AZ-102 Study notes - Part 1
These are my AZ-102 study notes in taking the Microsoft Azure Administrator Certification Transition Exam (AZ-102) exam.
Manage Azure subscriptions and resources (5-10%)
Analyze resource utilization and consumption
Use the Cost Management + Billing section to configure budgets and setup alerts to point to an Azure resource group. Credit alerts are generated automatically at 90% and at 100% of your Azure credit balance when using enterprise agreements with monthly commits.
Know how to create alerts using the new log analytics focused Azure monitor (target, criteria, details, and action groups)
Know the spending limit for credit and what it does - stops everything. (no pay as you go - off by default for trial)
If you're familiar with Log analytics and Kusto query language this should be easy. If not, I would recommend the free plural sight course Kusto Query Language and messing around with a Log Analytics workspace.
Configure diagnostic settings on resources
From the Azure portal, select Azure Monitor and select diagnostic settings to enable this. Log to a storage account, Event Hub, or Log Analytics.
Use the Set-AzureRMDiagnosticSetting cmdetlet and the -ResourceId switch to enable via Powershell.
Create baseline for resources; create and rest alerts.
Study up on DSC and using Azure Update management as well as update management via automation accounts.
Analyze alerts across subscription; analyze metrics across subscription, Create action groups.
Know how to create alerts using the new log analytics focused Azure monitor (target, criteria, details, and action groups)
Know about smart groups, enabling and disabling rules.
Azure metrics are kept for 93 days.
Monitor for unused resources; monitor spend; report on spend.
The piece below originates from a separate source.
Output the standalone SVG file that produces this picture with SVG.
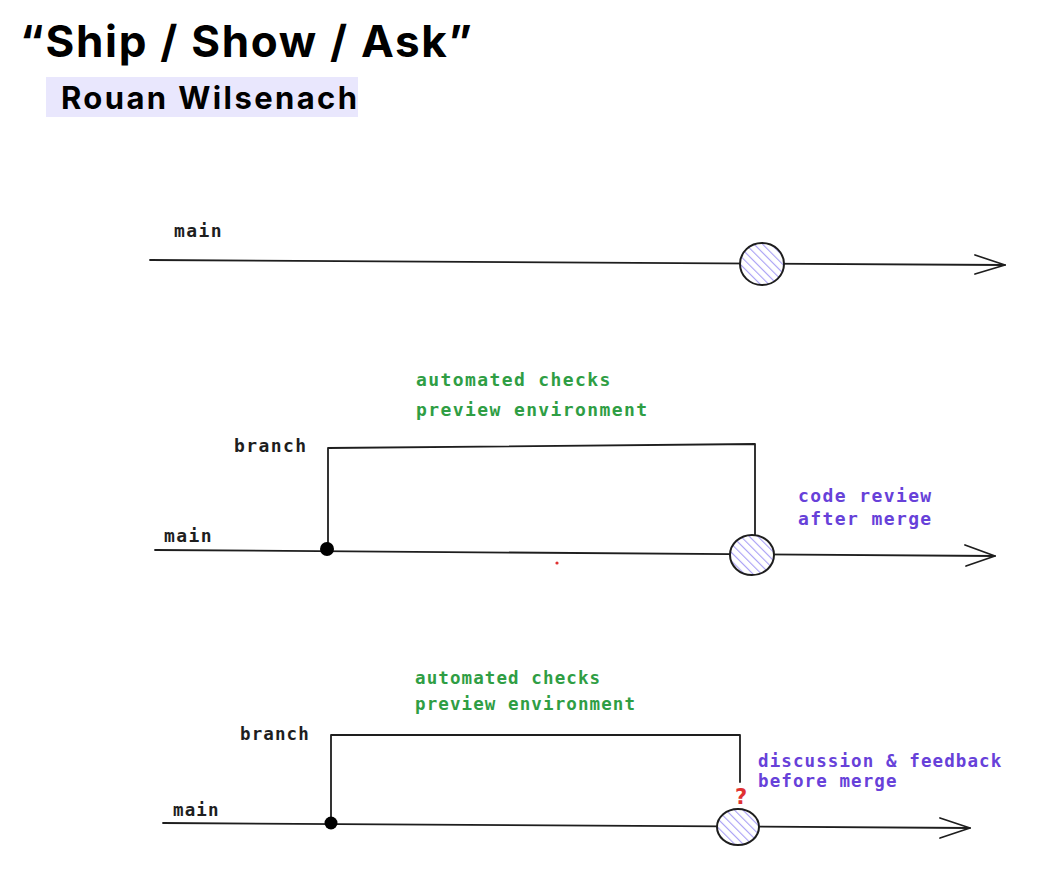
<svg xmlns="http://www.w3.org/2000/svg" width="1041" height="877" viewBox="0 0 1041 877">
<style>
.title{font-family:Inter,"Open Sans","Liberation Sans",sans-serif;font-weight:700;fill:#000}
.mono{font-family:"DejaVu Sans Mono","Liberation Mono",monospace;font-weight:700;font-size:18px;letter-spacing:1.4px}
.sm{font-size:17.5px;letter-spacing:1.1px}
.blk{fill:#1e1e1e}
.grn{fill:#2f9e44}
.vio{fill:#6741d9}
.ln{stroke:#1e1e1e;stroke-width:1.8;fill:none;stroke-linecap:round;stroke-linejoin:round}
.node{fill:url(#hatch);stroke:#1e1e1e;stroke-width:2}
</style>
<defs>
<pattern id="hatch" patternUnits="userSpaceOnUse" width="6" height="6" patternTransform="rotate(-45)">
<rect width="6" height="6" fill="#ffffff"/>
<line x1="0" y1="0" x2="0" y2="6" stroke="#a89ff5" stroke-width="2.2"/>
</pattern>
</defs>
<rect width="1041" height="877" fill="#ffffff"/>
<g id="title">
<text class="title" x="20" y="57" font-size="44" textLength="452">“Ship / Show / Ask”</text>
</g>
<g id="author">
<rect x="46" y="77" width="312" height="40" fill="#e9e7fd"/>
<text class="title" x="61" y="109" font-size="31" textLength="296">Rouan Wilsenach</text>
</g>
<g id="labels">
<text class="mono blk" x="174" y="237">main</text>
<text class="mono grn" x="416" y="386">automated checks</text>
<text class="mono grn" x="416" y="416">preview environment</text>
<text class="mono blk" x="234" y="452">branch</text>
<text class="mono blk" x="164" y="542">main</text>
<text class="mono vio" x="798" y="502">code review</text>
<text class="mono vio" x="798" y="525">after merge</text>
<text class="mono sm grn" x="415" y="684">automated checks</text>
<text class="mono sm grn" x="415" y="710">preview environment</text>
<text class="mono sm blk" x="240" y="740">branch</text>
<text class="mono sm blk" x="173" y="816">main</text>
<text class="mono sm vio" x="758" y="767">discussion &amp; feedback</text>
<text class="mono sm vio" x="758" y="787">before merge</text>
<text x="741" y="804" text-anchor="middle" style="font-family:'DejaVu Sans','Liberation Sans',sans-serif;font-weight:700;font-size:21px;fill:#e03131">?</text>
</g>
<g id="connectors">
<path class="ln" d="M150 260 L1005 265"/>
<path class="ln" d="M975 255 L1005 265 L975 274"/>
<path class="ln" d="M155 550 L995 556"/>
<path class="ln" d="M965 545 L995 556 L966 566"/>
<path class="ln" d="M328 549 L328 448 L755 444 L755 537"/>
<path class="ln" d="M163 823 L970 828"/>
<path class="ln" d="M940 818 L970 828 L940 838"/>
<path class="ln" d="M331 823 L331 735 L740 735 L740 782"/>
</g>
<g id="node-ship">
<ellipse class="node" cx="762" cy="264" rx="22" ry="21"/>
</g>
<g id="node-show-start">
<circle cx="327" cy="549" r="7" fill="#000"/>
</g>
<g id="node-show">
<ellipse class="node" cx="752" cy="555" rx="22" ry="20"/>
</g>
<g id="node-ask-start">
<circle cx="331" cy="823" r="6.5" fill="#000"/>
</g>
<g id="node-ask">
<ellipse class="node" cx="738" cy="827" rx="21" ry="18"/>
</g>
<circle cx="557" cy="563" r="1.6" fill="#e03131"/>
</svg>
Know the spending limit for credit and what it does - stops everything. (no pay as you go - off by default for trial)
Use tags to group by cost center.
Cost analysis tool. (Creating budgets, alerts, etc.)
Azure Advisor - Monitors for idle resources, resources that can made reserved instances. Unused express route, etc.
Utilize Log Search query functions.
If you're familiar with Log analytics and Kusto query language this should be easy. If not, I would recommend the free plural sight course Kusto Query Language and messing around with a Log Analytics workspace.
Query from up to 100 workspace resources using the workspace() function. You can use the query name, the qualified name, the workspace ID, or the Azure resource ID.
Ie:
workspace("contosoretail-it").Update | count
Similarly with Application insights you can use the app() function to query across AppInsights apps.
Use union to group these.
View alerts in Log Analytics.
Know how to target a Log Analytics workspace for Azure monitor alerts.
Metric measurement vs number of results.